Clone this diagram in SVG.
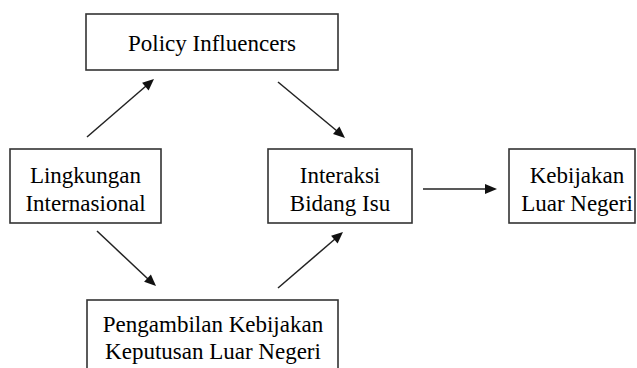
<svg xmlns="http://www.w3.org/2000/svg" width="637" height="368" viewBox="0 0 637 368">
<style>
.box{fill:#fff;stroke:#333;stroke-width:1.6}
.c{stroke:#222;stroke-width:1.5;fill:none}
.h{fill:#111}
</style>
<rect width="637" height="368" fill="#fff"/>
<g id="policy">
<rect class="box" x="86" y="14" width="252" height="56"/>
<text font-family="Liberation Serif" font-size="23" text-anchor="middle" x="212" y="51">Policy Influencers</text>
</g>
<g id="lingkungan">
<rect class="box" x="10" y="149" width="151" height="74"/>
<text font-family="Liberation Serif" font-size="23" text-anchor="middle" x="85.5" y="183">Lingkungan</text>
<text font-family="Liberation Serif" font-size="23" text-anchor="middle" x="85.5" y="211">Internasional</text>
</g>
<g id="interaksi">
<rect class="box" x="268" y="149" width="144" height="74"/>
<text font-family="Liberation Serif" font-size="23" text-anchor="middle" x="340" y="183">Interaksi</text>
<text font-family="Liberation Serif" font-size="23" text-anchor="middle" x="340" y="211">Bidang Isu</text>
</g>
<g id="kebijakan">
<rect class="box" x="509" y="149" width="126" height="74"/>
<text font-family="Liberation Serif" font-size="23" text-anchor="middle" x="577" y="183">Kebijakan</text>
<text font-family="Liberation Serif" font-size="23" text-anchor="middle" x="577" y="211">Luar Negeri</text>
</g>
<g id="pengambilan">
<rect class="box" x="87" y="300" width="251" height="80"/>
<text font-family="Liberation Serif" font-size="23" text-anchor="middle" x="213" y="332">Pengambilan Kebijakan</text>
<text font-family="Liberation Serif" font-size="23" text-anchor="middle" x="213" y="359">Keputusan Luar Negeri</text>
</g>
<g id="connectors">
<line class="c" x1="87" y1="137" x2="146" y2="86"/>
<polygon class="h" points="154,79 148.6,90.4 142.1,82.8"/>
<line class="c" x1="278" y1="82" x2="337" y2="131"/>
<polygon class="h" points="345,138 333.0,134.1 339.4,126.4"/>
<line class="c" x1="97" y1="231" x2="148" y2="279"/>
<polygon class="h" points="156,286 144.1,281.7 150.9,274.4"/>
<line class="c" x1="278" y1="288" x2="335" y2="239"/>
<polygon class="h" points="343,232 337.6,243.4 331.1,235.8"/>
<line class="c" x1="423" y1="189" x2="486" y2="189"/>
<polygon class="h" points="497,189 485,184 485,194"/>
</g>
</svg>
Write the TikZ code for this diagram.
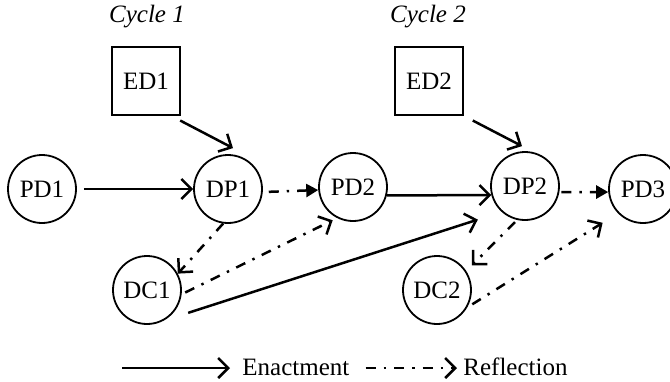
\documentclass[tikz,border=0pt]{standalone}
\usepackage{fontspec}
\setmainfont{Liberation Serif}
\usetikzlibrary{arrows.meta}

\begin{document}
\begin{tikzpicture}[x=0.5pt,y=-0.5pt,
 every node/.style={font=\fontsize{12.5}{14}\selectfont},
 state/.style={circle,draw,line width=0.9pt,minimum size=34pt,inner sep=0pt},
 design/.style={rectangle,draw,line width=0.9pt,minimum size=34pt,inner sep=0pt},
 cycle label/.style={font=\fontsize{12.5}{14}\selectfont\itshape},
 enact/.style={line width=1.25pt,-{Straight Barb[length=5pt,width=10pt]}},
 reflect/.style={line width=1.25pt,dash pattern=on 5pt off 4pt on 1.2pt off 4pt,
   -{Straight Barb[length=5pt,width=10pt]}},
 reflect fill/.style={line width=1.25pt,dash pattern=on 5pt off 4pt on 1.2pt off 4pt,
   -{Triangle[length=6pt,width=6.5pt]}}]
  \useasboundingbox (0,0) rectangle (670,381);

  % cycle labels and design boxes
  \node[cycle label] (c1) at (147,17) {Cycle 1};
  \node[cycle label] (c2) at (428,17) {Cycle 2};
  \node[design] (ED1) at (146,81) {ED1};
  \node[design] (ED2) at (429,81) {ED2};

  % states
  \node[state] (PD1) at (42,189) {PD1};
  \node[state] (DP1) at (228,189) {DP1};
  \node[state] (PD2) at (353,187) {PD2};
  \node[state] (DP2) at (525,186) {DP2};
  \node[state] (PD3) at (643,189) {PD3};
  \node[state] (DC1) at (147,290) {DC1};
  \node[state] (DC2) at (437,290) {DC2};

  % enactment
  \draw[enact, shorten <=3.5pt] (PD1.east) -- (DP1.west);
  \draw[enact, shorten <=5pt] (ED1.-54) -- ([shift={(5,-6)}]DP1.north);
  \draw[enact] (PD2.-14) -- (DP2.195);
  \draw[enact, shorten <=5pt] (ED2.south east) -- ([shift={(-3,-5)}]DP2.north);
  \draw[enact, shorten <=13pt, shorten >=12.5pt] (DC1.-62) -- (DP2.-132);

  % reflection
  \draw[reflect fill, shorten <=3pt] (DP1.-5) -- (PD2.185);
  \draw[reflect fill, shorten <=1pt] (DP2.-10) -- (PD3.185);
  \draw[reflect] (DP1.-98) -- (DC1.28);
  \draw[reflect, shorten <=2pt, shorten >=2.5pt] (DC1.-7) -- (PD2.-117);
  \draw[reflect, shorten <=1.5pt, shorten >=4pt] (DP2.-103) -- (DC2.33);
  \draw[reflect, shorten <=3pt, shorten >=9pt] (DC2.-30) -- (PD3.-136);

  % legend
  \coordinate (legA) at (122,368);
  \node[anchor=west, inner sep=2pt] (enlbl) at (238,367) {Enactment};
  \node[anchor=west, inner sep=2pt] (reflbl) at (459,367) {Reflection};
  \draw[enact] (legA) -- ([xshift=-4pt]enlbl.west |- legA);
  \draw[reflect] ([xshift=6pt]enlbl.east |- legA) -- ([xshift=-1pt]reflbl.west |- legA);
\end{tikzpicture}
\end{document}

Written request: Please write out all of the material above without changing a word, and omit any pictures.

Final answer:
Clone this diagram in SVG.
<svg xmlns="http://www.w3.org/2000/svg" width="637" height="368" viewBox="0 0 637 368">
<style>
.box{fill:#fff;stroke:#333;stroke-width:1.6}
.c{stroke:#222;stroke-width:1.5;fill:none}
.h{fill:#111}
</style>
<rect width="637" height="368" fill="#fff"/>
<g id="policy">
<rect class="box" x="86" y="14" width="252" height="56"/>
<text font-family="Liberation Serif" font-size="23" text-anchor="middle" x="212" y="51">Policy Influencers</text>
</g>
<g id="lingkungan">
<rect class="box" x="10" y="149" width="151" height="74"/>
<text font-family="Liberation Serif" font-size="23" text-anchor="middle" x="85.5" y="183">Lingkungan</text>
<text font-family="Liberation Serif" font-size="23" text-anchor="middle" x="85.5" y="211">Internasional</text>
</g>
<g id="interaksi">
<rect class="box" x="268" y="149" width="144" height="74"/>
<text font-family="Liberation Serif" font-size="23" text-anchor="middle" x="340" y="183">Interaksi</text>
<text font-family="Liberation Serif" font-size="23" text-anchor="middle" x="340" y="211">Bidang Isu</text>
</g>
<g id="kebijakan">
<rect class="box" x="509" y="149" width="126" height="74"/>
<text font-family="Liberation Serif" font-size="23" text-anchor="middle" x="577" y="183">Kebijakan</text>
<text font-family="Liberation Serif" font-size="23" text-anchor="middle" x="577" y="211">Luar Negeri</text>
</g>
<g id="pengambilan">
<rect class="box" x="87" y="300" width="251" height="80"/>
<text font-family="Liberation Serif" font-size="23" text-anchor="middle" x="213" y="332">Pengambilan Kebijakan</text>
<text font-family="Liberation Serif" font-size="23" text-anchor="middle" x="213" y="359">Keputusan Luar Negeri</text>
</g>
<g id="connectors">
<line class="c" x1="87" y1="137" x2="146" y2="86"/>
<polygon class="h" points="154,79 148.6,90.4 142.1,82.8"/>
<line class="c" x1="278" y1="82" x2="337" y2="131"/>
<polygon class="h" points="345,138 333.0,134.1 339.4,126.4"/>
<line class="c" x1="97" y1="231" x2="148" y2="279"/>
<polygon class="h" points="156,286 144.1,281.7 150.9,274.4"/>
<line class="c" x1="278" y1="288" x2="335" y2="239"/>
<polygon class="h" points="343,232 337.6,243.4 331.1,235.8"/>
<line class="c" x1="423" y1="189" x2="486" y2="189"/>
<polygon class="h" points="497,189 485,184 485,194"/>
</g>
</svg>
Write the TikZ code for this diagram.
\documentclass[tikz,border=0pt]{standalone}
\usepackage{fontspec}
\setmainfont{Liberation Serif}
\usetikzlibrary{arrows.meta}

\begin{document}
\begin{tikzpicture}[x=0.5pt,y=-0.5pt,
 every node/.style={font=\fontsize{12.5}{14}\selectfont},
 state/.style={circle,draw,line width=0.9pt,minimum size=34pt,inner sep=0pt},
 design/.style={rectangle,draw,line width=0.9pt,minimum size=34pt,inner sep=0pt},
 cycle label/.style={font=\fontsize{12.5}{14}\selectfont\itshape},
 enact/.style={line width=1.25pt,-{Straight Barb[length=5pt,width=10pt]}},
 reflect/.style={line width=1.25pt,dash pattern=on 5pt off 4pt on 1.2pt off 4pt,
   -{Straight Barb[length=5pt,width=10pt]}},
 reflect fill/.style={line width=1.25pt,dash pattern=on 5pt off 4pt on 1.2pt off 4pt,
   -{Triangle[length=6pt,width=6.5pt]}}]
  \useasboundingbox (0,0) rectangle (670,381);

  % cycle labels and design boxes
  \node[cycle label] (c1) at (147,17) {Cycle 1};
  \node[cycle label] (c2) at (428,17) {Cycle 2};
  \node[design] (ED1) at (146,81) {ED1};
  \node[design] (ED2) at (429,81) {ED2};

  % states
  \node[state] (PD1) at (42,189) {PD1};
  \node[state] (DP1) at (228,189) {DP1};
  \node[state] (PD2) at (353,187) {PD2};
  \node[state] (DP2) at (525,186) {DP2};
  \node[state] (PD3) at (643,189) {PD3};
  \node[state] (DC1) at (147,290) {DC1};
  \node[state] (DC2) at (437,290) {DC2};

  % enactment
  \draw[enact, shorten <=3.5pt] (PD1.east) -- (DP1.west);
  \draw[enact, shorten <=5pt] (ED1.-54) -- ([shift={(5,-6)}]DP1.north);
  \draw[enact] (PD2.-14) -- (DP2.195);
  \draw[enact, shorten <=5pt] (ED2.south east) -- ([shift={(-3,-5)}]DP2.north);
  \draw[enact, shorten <=13pt, shorten >=12.5pt] (DC1.-62) -- (DP2.-132);

  % reflection
  \draw[reflect fill, shorten <=3pt] (DP1.-5) -- (PD2.185);
  \draw[reflect fill, shorten <=1pt] (DP2.-10) -- (PD3.185);
  \draw[reflect] (DP1.-98) -- (DC1.28);
  \draw[reflect, shorten <=2pt, shorten >=2.5pt] (DC1.-7) -- (PD2.-117);
  \draw[reflect, shorten <=1.5pt, shorten >=4pt] (DP2.-103) -- (DC2.33);
  \draw[reflect, shorten <=3pt, shorten >=9pt] (DC2.-30) -- (PD3.-136);

  % legend
  \coordinate (legA) at (122,368);
  \node[anchor=west, inner sep=2pt] (enlbl) at (238,367) {Enactment};
  \node[anchor=west, inner sep=2pt] (reflbl) at (459,367) {Reflection};
  \draw[enact] (legA) -- ([xshift=-4pt]enlbl.west |- legA);
  \draw[reflect] ([xshift=6pt]enlbl.east |- legA) -- ([xshift=-1pt]reflbl.west |- legA);
\end{tikzpicture}
\end{document}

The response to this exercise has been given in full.